Credit Suisse just came out with their excellent ‘Global Wealth Report’ for 2019. I will likely do a more in-depth report in The Leading Edge earlier in the New Year.
The focus is on wealth, but the income statistics are even more illuminating in this time of peak inequality. I especially like their comparisons per adult as opposed to per capita or per household.
Adults are the people who spend their own money — whether it be earned or saved. Minors are spent on, and it is a lifestyle choice to have kids or not — as well as to have a certain number of them. Of course, if you have more kids you will have less income per person. But people who choose that typically prefer that for their lifestyle. So, this is the best measure to me of how much income and spending power people have in different countries.
Then there are the comparisons of income in PPP, or purchasing power parity. I like that comparison, as well, and it works best for measuring how the standard of living grows with urbanisation. But although countries with lower costs of living makes life more affordable, there is a quality of life factor that is also a choice. New York or London or Sydney or Geneva or Singapore may cost more to live, but they are considered worth it due to their immense choices and lifestyle quality.
So, in this article, I will show the GDP per adult for the developed countries over five million in population — and there is a great variance, from $30.9k to $108k.
Source: Global Wealth Databook 2019
First, note the three highest countries, as they all have some exceptions for their high achievements here. Ireland is the highest, but it is a small country with strong tax incentives to attract multinational companies with high paying jobs. Norway is a small country with high relative oil revenues, like a mini Saudi Arabia. Switzerland is the most expensive country in the world, typically with high-value exports. Their companies have to pay more for the privilege of being there.

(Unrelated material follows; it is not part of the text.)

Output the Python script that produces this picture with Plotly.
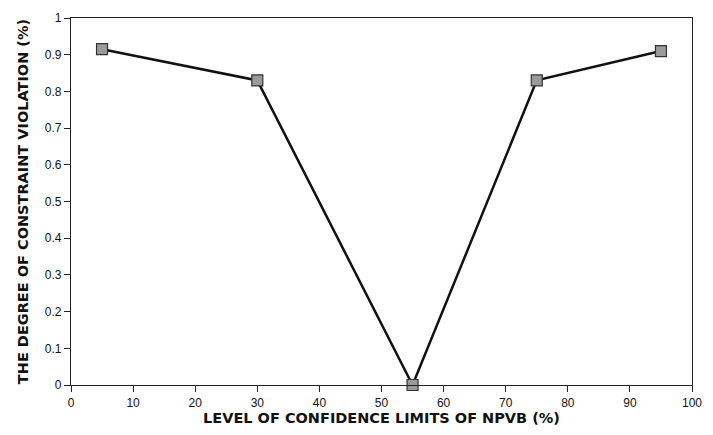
import plotly.graph_objects as go

# Confidence-limit levels and resulting constraint violation
confidence_level = [5, 30, 55, 75, 95]
violation_degree = [0.915, 0.83, 0.0, 0.83, 0.91]

x_ticks = [0, 10, 20, 30, 40, 50, 60, 70, 80, 90, 100]
y_ticks = [0, 0.1, 0.2, 0.3, 0.4, 0.5, 0.6, 0.7, 0.8, 0.9, 1]
y_tick_text = ["0", "0.1", "0.2", "0.3", "0.4", "0.5", "0.6", "0.7", "0.8", "0.9", "1"]

TITLE_FONT = dict(family="DejaVu Sans, Verdana, sans-serif", size=14.5, color="#111111")
TICK_FONT = dict(family="Liberation Sans, Arial, sans-serif", size=12, color="#111111")

fig = go.Figure()
fig.add_trace(go.Scatter(
    x=confidence_level,
    y=violation_degree,
    mode="lines+markers",
    line=dict(color="#111111", width=2.5),
    marker=dict(symbol="square", size=11, color="#9a9a9a",
                line=dict(color="#333333", width=1.2)),
    cliponaxis=False,
    showlegend=False,
))

axis_common = dict(
    showline=True, linecolor="#222222", linewidth=1.2, mirror=True,
    ticks="outside", ticklen=6, tickwidth=1, tickcolor="#222222",
    showgrid=False, zeroline=False,
    tickfont=TICK_FONT,
)

fig.update_xaxes(
    range=[0, 100], tickvals=x_ticks,
    title=dict(text="<b>LEVEL OF CONFIDENCE LIMITS OF NPVB (%)</b>",
               font=TITLE_FONT, standoff=4),
    **axis_common,
)
fig.update_yaxes(
    range=[0, 1], tickvals=y_ticks, ticktext=y_tick_text,
    title=dict(text="<b>THE DEGREE OF CONSTRAINT VIOLATION (%)</b>",
               font=TITLE_FONT, standoff=12),
    **axis_common,
)

fig.update_layout(
    width=713, height=435,
    margin=dict(l=71, r=13, t=11, b=50),
    paper_bgcolor="white", plot_bgcolor="white",
)

fig.write_html("out.html")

The US really stands out here, as it is a very large country with a high ratio of lower-income immigrants. At $85.3k, it is 7% higher than Singapore that has a 100% urban population and attracts the best of Asia. I did not expect the US to outperform it on this measure. The US is also 44% higher than Hong Kong, which is also 100% urban and attracts the best of Asia.
I look at Belgium here as being right in the middle — like the median — at $59.4k. The US is 44% greater than that. The other countries in Europe that stand out are Denmark, Sweden, and the Netherlands — very northern.
Outside of Ireland, the US is also the strongest of our cousins, the English Offshoots. Australia at $76.0k is only 11% lower than the US, and they don’t work as long hours. Canada at $59.2k is a surprising 31% lower than the US. New Zealand comes in at $58.7, also 31% lower. All the offshoots have now surpassed the UK, and at $55.2 it is 35% lower than the US.
Spain is the lowest in Europe at $38.1k now, about the same as its Spanish cousin Puerto Rico at $37.6k. Kudos to my new home country, which was still an emerging country a few decades ago. Taiwan is the lowest at $30.9k, which was also a surprise to me and likely reflects its still restrictive ties to China.
The US still looks surprisingly good. Too bad we look to peak and fade by 2036–37 at the top of the next global boom.